Eleven years later, the news that would eventually shape her remaining life and legacy came. 

“I’ll never forget it,” Hatchell said. 

Hatchell was swimming at legendary Tennessee coach and all-time wins leader Pat Summitt’s pool in August 1987 when the phone rang. A moment later, a stone-faced Summitt walked outside and delivered the news. Kay Yow had breast cancer. 

But Yow wasn’t going to let it deter her. She wasn’t going to miss a beat.

She coached the Olympic team to the gold medal a year later after having a full mastectomy and didn’t lose one bit of herself in the process. She remained ultra-competitive up to her last days. 

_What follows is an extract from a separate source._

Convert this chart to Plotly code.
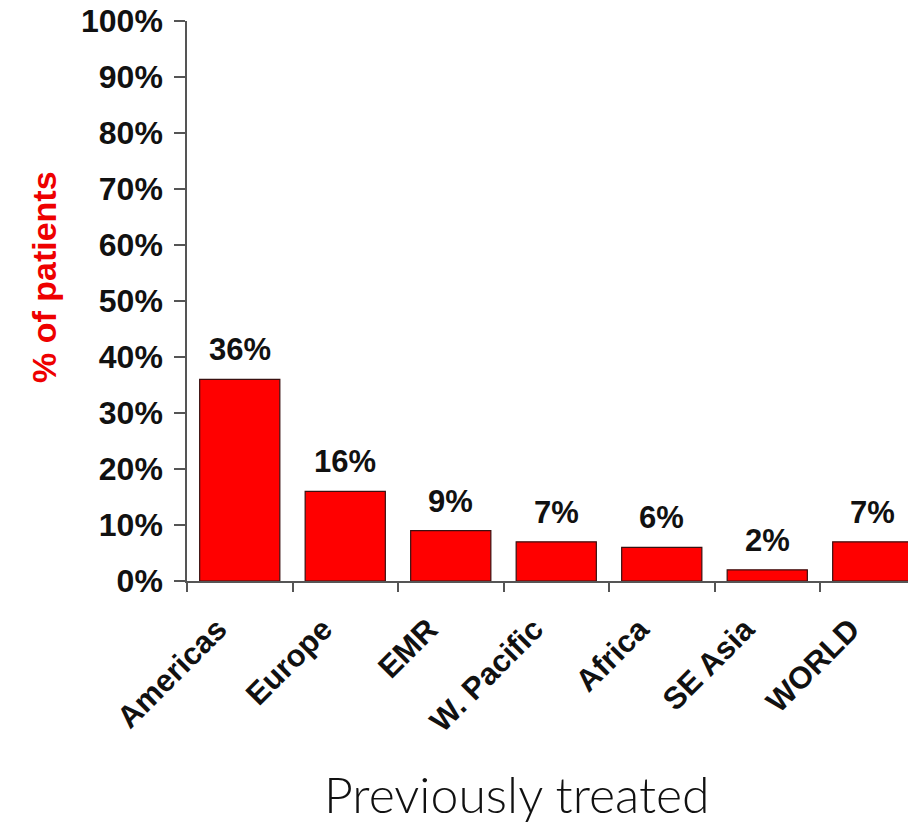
import plotly.graph_objects as go

# Share of previously treated patients, by WHO region
regions = ["Americas", "Europe", "EMR", "W. Pacific", "Africa", "SE Asia", "WORLD"]
percent = [36, 16, 9, 7, 6, 2, 7]
y_ticks = [0, 10, 20, 30, 40, 50, 60, 70, 80, 90, 100]
y_tick_text = [f"{v}%" for v in y_ticks]

BOLD = dict(family="Liberation Sans", color="#111111", weight="bold")

fig = go.Figure(
    go.Bar(
        x=regions,
        y=percent,
        marker=dict(color="#FF0000", line=dict(color="#3a1010", width=1.2)),
        width=0.76,
    )
)

# value labels sitting a little above each bar
value_labels = [
    dict(
        x=r, y=v, xref="x", yref="y",
        text=f"{v}%",
        showarrow=False,
        xanchor="center", yanchor="bottom",
        yshift=10,
        font=dict(BOLD, size=31),
    )
    for r, v in zip(regions, percent)
]

fig.update_layout(
    width=908,
    height=825,
    margin=dict(l=187, r=0, t=21, b=244),
    paper_bgcolor="white",
    plot_bgcolor="white",
    showlegend=False,
    font=dict(family="Liberation Sans", color="#111111"),
    xaxis=dict(
        range=[-0.5, 6.334],
        showline=True,
        linecolor="#555555",
        linewidth=1.5,
        ticks="outside",
        tickson="boundaries",
        ticklen=9,
        tickcolor="#555555",
        tickwidth=1.5,
        tickangle=-45,
        tickfont=dict(BOLD, size=31),
        ticklabelstandoff=16,
        ticklabelshift=-22,
        showgrid=False,
        zeroline=False,
        automargin=False,
    ),
    yaxis=dict(
        range=[0, 100],
        tickvals=y_ticks,
        ticktext=y_tick_text,
        showline=True,
        linecolor="#555555",
        linewidth=1.5,
        ticks="outside",
        ticklen=11,
        tickcolor="#555555",
        tickwidth=1.5,
        tickfont=dict(BOLD, size=32),
        ticklabelstandoff=5,
        showgrid=False,
        zeroline=False,
        automargin=False,
    ),
    annotations=value_labels + [
        dict(
            text="% of patients",
            xref="paper", yref="paper",
            x=-(187 - 44) / 721,
            y=(581 - 277) / 560,
            xanchor="center", yanchor="middle",
            textangle=-90,
            showarrow=False,
            font=dict(family="Liberation Sans", size=34, color="#EE0000", weight="bold"),
        ),
        dict(
            text="Previously treated",
            xref="paper", yref="paper",
            x=(517 - 187) / 721,
            y=-(794 - 581) / 560,
            xanchor="center", yanchor="middle",
            showarrow=False,
            font=dict(family="Lato", size=50, color="#111111", weight=300),
        ),
    ],
)

fig.write_html("out.html")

In 2009, with Kay extremely ill and nearing her final days, Debbie visited her in the hospital the night NC State and No. 2 North Carolina played. Kay wanted to watch the game but had to nap that afternoon just to have the strength to stay awake long enough to take in the game.

“She tried real hard to comply, so we got her propped up for the game,” Debbie recalled. “State led the entire game, but as we got closer and closer to the end, they (UNC) started pulling it together. And I remember thinking, ‘God, could we let this woman, who is going to die, could we let her have this moment? Could we let her have this moment to see her team beat Carolina?’”

North Carolina won the game in overtime, angering Debbie and saddening Kay. So to lift her sister’s sagging spirits, Debbie, who was the athletics director at Maryland at the time, promised Kay the Terrapins would take care of the Tar Heels when they played in College Park less than two weeks later. 

That was the last time Debbie saw her sister alive.

Maryland did knock off the Tar Heels, but sadly, Kay died the morning before. Debbie was busy arranging family details for the funeral and her own workload and was unable to watch the game, so she didn’t find out until afterward when text message informed her of the upset.

“I thought that was the neatest thing, and I think Kay knows,” Debbie said, wiping tears from her reddening eyes. “It was the day after she died and everything, but I think she knows.”  

If so, Yow also knows her legacy as a pioneer and spokesperson for her sport and the disease that ultimately claimed her were and are a responsibility for the chosen. And Kay Yow embraced that reality like it was meant to be. 

Debbie says Kay was the “right” person at the right time. 

“She was just the right person to be the representative,” Debbie said. “Because here’s the question: Do we not know of other women who have died of breast cancer? On my goodness, so why not one of them? How is that, not sure. She had a unique platform and she fought the fight from 1987-2009 back and forth back and forth.”

Kay Yow’s fight was public, was courageous and captured the attention of so many people. It wasn’t something Kay set out to do, but when she realized her platform included more than basketball, she didn’t push back. She embraced it for the greater good. 

And that has become Kay’s legacy, and it will live on in perpetuity.